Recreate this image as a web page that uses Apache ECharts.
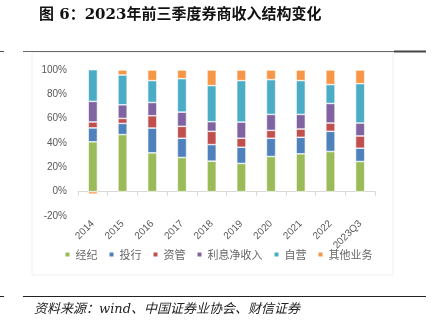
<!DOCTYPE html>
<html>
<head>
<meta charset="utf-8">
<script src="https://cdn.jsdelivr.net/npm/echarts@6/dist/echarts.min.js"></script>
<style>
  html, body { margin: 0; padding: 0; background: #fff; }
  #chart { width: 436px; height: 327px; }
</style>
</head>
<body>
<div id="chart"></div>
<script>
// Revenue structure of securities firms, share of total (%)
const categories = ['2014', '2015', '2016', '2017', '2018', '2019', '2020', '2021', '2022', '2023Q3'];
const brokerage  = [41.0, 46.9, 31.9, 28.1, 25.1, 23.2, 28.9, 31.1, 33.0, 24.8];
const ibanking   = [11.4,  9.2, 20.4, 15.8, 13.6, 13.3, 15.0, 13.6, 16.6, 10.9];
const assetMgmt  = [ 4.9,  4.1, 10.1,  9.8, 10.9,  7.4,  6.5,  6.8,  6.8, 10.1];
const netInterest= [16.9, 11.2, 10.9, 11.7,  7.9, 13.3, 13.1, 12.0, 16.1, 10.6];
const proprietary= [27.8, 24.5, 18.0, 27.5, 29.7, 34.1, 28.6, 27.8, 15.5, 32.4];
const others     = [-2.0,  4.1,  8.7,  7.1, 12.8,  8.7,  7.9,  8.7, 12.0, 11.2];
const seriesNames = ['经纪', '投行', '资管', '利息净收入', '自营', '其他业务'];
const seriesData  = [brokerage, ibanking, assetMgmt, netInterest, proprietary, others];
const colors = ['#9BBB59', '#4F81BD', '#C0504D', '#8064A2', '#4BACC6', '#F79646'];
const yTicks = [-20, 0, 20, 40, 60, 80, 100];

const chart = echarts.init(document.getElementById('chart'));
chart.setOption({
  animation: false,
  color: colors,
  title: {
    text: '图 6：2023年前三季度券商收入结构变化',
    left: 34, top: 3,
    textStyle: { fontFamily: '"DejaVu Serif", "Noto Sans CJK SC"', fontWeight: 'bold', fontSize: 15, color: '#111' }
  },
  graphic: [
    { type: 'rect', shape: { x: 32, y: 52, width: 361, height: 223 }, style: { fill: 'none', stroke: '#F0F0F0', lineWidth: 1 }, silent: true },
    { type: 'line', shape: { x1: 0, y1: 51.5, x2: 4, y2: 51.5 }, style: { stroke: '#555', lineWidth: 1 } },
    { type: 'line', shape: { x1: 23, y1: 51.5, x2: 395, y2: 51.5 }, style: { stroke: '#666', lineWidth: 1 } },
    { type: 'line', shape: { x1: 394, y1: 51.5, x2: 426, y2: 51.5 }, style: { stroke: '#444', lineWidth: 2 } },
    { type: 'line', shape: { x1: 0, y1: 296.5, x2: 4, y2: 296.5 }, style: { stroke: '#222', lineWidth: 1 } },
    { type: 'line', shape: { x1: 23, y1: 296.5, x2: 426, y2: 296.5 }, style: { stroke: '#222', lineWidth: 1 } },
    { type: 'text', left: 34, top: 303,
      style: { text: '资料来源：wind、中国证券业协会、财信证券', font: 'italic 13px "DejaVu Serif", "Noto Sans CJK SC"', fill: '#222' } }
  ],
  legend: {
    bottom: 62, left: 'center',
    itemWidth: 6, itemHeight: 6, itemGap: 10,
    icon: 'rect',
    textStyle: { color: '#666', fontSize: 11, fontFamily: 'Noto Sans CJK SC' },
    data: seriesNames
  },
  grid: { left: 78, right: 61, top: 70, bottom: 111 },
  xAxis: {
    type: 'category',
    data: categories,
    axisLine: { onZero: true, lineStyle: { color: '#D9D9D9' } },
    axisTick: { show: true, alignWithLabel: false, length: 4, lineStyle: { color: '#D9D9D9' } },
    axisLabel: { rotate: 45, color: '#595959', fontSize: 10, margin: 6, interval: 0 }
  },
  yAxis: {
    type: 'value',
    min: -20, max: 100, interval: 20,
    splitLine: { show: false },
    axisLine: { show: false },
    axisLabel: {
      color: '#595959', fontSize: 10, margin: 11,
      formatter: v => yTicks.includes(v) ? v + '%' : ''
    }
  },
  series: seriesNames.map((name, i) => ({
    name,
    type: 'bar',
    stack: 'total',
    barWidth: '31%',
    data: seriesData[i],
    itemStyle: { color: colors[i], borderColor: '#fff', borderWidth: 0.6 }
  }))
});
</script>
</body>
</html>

* * *

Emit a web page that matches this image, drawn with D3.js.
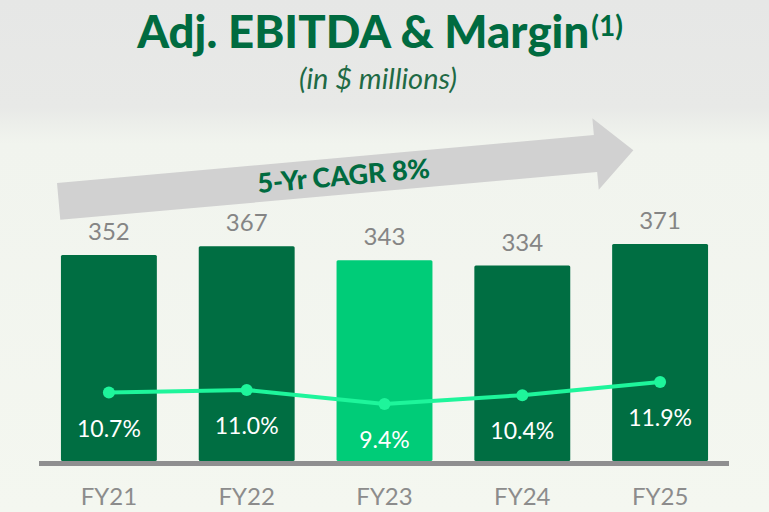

■ YOUR TASK
Whichever lines contain the string "that", select and copy them.

■ ANSWER
Recreate this image as a web page that uses Apache ECharts.
Emit a web page that matches this image, drawn with D3.js.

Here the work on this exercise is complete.